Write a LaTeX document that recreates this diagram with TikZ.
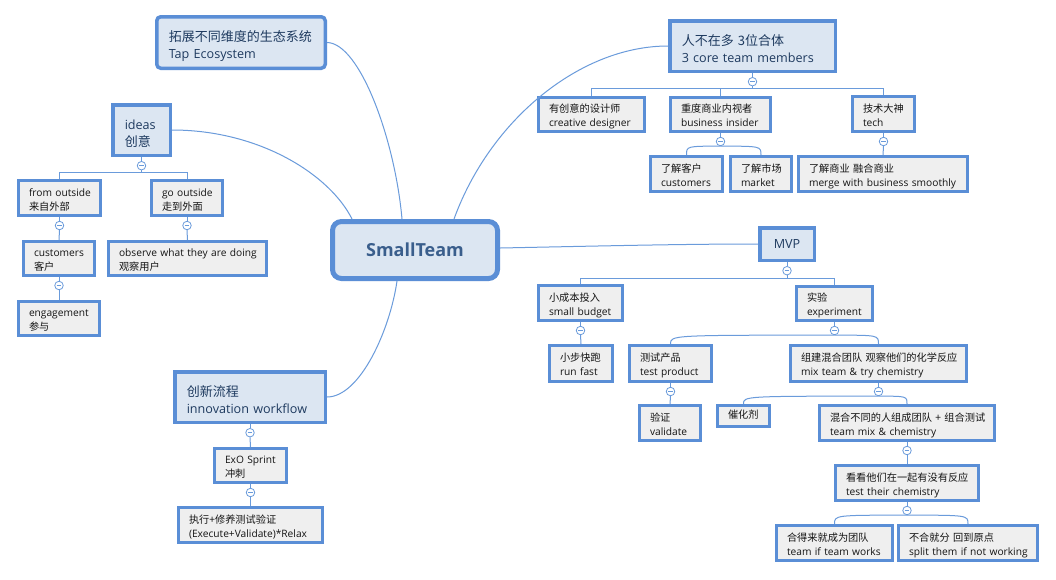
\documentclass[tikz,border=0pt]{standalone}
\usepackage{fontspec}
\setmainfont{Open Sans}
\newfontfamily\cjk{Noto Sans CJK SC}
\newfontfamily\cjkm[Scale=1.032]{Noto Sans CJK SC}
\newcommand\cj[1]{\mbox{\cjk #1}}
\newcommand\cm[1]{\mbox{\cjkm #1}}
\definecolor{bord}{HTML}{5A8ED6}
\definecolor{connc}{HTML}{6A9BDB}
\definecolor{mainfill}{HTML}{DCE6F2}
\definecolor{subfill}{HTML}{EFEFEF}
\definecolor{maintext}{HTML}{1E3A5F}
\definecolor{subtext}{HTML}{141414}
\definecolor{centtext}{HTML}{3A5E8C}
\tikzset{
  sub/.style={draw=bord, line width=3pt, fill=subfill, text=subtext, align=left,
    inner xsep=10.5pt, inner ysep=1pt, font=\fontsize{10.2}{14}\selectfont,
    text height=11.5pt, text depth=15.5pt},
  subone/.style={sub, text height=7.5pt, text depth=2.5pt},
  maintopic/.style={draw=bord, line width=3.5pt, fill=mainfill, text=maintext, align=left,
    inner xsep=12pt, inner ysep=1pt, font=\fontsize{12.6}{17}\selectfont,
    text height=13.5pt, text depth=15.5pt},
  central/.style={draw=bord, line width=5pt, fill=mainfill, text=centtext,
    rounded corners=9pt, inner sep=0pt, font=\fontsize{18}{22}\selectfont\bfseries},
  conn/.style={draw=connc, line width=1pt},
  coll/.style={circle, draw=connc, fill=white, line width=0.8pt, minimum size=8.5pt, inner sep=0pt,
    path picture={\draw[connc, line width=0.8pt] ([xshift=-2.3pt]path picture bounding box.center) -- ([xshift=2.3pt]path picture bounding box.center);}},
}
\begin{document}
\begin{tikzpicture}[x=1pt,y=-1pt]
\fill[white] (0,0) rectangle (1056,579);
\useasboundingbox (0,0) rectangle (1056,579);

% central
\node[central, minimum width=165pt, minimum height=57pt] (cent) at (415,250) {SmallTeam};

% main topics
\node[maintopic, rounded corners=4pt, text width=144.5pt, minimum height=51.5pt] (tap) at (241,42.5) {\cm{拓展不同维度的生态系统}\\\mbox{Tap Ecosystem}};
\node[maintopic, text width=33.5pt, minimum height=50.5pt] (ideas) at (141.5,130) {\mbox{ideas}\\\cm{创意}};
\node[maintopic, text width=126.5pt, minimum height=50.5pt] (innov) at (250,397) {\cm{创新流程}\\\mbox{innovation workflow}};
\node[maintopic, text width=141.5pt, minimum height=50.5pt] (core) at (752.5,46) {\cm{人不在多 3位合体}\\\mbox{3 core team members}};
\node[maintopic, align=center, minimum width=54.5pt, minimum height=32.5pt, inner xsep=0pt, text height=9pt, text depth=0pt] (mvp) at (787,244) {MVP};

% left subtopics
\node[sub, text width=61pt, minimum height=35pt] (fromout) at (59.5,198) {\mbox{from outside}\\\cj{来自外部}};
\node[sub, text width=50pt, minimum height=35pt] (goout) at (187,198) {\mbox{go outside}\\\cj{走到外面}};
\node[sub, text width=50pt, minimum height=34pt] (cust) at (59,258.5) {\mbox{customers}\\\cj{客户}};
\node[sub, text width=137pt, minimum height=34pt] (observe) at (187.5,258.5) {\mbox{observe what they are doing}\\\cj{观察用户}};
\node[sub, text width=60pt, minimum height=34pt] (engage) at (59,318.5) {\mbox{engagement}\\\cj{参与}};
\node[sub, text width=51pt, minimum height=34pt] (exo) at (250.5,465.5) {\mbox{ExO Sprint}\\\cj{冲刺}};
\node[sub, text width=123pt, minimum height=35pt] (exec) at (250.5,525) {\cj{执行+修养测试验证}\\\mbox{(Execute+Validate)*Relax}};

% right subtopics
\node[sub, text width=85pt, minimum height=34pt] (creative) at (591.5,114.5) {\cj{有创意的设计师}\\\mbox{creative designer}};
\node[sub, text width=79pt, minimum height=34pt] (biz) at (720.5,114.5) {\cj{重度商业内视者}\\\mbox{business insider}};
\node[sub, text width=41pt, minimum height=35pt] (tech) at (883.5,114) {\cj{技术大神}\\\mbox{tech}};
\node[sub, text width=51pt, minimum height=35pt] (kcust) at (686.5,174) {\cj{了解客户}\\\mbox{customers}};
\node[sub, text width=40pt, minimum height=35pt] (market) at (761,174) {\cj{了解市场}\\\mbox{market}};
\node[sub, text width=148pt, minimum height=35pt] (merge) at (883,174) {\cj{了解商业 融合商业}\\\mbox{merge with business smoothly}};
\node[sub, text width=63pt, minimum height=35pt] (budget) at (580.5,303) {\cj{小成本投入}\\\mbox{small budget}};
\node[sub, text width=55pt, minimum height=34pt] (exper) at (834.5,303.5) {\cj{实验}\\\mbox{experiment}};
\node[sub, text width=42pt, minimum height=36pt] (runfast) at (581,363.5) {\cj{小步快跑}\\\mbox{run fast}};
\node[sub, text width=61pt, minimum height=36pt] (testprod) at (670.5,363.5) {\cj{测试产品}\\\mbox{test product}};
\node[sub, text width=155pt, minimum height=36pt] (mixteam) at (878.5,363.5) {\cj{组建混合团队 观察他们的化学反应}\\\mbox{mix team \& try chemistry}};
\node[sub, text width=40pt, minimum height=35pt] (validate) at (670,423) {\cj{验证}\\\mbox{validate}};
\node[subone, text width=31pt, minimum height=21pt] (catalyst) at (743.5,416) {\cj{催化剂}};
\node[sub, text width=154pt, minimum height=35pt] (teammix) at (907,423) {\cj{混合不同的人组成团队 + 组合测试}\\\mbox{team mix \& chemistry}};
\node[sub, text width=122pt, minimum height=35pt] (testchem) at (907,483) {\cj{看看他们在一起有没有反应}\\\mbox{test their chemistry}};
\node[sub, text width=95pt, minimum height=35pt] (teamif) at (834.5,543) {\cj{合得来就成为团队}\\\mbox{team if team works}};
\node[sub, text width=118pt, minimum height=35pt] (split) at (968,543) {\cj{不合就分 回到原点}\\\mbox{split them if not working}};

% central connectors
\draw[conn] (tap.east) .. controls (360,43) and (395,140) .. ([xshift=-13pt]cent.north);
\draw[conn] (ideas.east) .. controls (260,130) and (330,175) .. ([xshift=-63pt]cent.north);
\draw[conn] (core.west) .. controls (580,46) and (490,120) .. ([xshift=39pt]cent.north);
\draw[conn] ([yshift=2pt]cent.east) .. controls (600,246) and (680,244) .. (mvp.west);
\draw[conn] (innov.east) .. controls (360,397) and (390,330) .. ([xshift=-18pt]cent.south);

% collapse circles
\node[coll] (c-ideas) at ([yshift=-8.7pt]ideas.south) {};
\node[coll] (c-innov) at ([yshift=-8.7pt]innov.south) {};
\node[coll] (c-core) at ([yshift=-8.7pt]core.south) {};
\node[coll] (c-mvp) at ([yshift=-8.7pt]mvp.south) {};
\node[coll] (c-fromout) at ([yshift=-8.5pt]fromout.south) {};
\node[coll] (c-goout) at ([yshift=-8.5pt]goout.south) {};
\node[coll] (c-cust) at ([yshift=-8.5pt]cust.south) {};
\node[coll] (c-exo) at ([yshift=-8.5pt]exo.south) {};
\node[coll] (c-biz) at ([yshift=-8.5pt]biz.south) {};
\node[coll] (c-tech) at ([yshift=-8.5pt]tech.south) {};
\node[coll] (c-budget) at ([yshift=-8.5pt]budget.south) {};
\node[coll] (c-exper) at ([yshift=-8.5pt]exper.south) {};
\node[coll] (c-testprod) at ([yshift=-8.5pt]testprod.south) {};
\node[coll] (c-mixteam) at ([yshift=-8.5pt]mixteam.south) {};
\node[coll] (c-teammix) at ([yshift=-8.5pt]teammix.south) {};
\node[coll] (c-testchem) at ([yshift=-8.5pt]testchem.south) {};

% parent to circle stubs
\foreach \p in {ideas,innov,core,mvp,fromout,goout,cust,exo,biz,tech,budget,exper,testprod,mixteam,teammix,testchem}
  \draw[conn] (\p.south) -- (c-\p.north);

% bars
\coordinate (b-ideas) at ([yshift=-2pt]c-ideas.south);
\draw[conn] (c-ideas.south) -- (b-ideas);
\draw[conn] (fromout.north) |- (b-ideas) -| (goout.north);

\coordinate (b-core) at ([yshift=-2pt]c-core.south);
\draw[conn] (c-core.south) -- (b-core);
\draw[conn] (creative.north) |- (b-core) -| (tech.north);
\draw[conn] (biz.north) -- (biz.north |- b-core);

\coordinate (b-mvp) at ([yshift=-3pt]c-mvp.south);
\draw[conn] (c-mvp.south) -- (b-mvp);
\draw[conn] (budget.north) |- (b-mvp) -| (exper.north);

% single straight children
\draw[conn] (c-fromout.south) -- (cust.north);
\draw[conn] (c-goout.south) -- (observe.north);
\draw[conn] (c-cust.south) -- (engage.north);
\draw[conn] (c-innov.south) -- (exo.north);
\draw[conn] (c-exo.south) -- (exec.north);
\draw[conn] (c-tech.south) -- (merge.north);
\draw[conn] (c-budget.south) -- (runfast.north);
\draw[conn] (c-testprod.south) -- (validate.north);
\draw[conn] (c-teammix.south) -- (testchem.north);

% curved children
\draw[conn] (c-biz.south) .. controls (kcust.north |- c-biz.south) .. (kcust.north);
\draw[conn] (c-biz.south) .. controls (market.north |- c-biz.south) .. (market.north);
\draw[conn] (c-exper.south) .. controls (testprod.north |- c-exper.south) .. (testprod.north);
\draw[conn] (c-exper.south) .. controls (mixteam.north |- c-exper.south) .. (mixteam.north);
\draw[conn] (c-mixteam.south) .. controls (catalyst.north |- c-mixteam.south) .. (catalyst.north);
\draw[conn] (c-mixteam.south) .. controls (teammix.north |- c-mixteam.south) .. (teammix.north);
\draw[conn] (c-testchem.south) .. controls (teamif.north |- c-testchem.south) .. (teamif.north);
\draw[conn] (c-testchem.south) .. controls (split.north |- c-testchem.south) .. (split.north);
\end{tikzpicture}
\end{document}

Objective
Write out the lines from the start of the material to the line with "minimum width=165pt, minimum", inclusive and exactly. Skip the pictures.

Expected output
Write a LaTeX document that recreates this diagram with TikZ.
\documentclass[tikz,border=0pt]{standalone}
\usepackage{fontspec}
\setmainfont{Open Sans}
\newfontfamily\cjk{Noto Sans CJK SC}
\newfontfamily\cjkm[Scale=1.032]{Noto Sans CJK SC}
\newcommand\cj[1]{\mbox{\cjk #1}}
\newcommand\cm[1]{\mbox{\cjkm #1}}
\definecolor{bord}{HTML}{5A8ED6}
\definecolor{connc}{HTML}{6A9BDB}
\definecolor{mainfill}{HTML}{DCE6F2}
\definecolor{subfill}{HTML}{EFEFEF}
\definecolor{maintext}{HTML}{1E3A5F}
\definecolor{subtext}{HTML}{141414}
\definecolor{centtext}{HTML}{3A5E8C}
\tikzset{
  sub/.style={draw=bord, line width=3pt, fill=subfill, text=subtext, align=left,
    inner xsep=10.5pt, inner ysep=1pt, font=\fontsize{10.2}{14}\selectfont,
    text height=11.5pt, text depth=15.5pt},
  subone/.style={sub, text height=7.5pt, text depth=2.5pt},
  maintopic/.style={draw=bord, line width=3.5pt, fill=mainfill, text=maintext, align=left,
    inner xsep=12pt, inner ysep=1pt, font=\fontsize{12.6}{17}\selectfont,
    text height=13.5pt, text depth=15.5pt},
  central/.style={draw=bord, line width=5pt, fill=mainfill, text=centtext,
    rounded corners=9pt, inner sep=0pt, font=\fontsize{18}{22}\selectfont\bfseries},
  conn/.style={draw=connc, line width=1pt},
  coll/.style={circle, draw=connc, fill=white, line width=0.8pt, minimum size=8.5pt, inner sep=0pt,
    path picture={\draw[connc, line width=0.8pt] ([xshift=-2.3pt]path picture bounding box.center) -- ([xshift=2.3pt]path picture bounding box.center);}},
}
\begin{document}
\begin{tikzpicture}[x=1pt,y=-1pt]
\fill[white] (0,0) rectangle (1056,579);
\useasboundingbox (0,0) rectangle (1056,579);

% central
\node[central, minimum width=165pt, minimum height=57pt] (cent) at (415,250) {SmallTeam};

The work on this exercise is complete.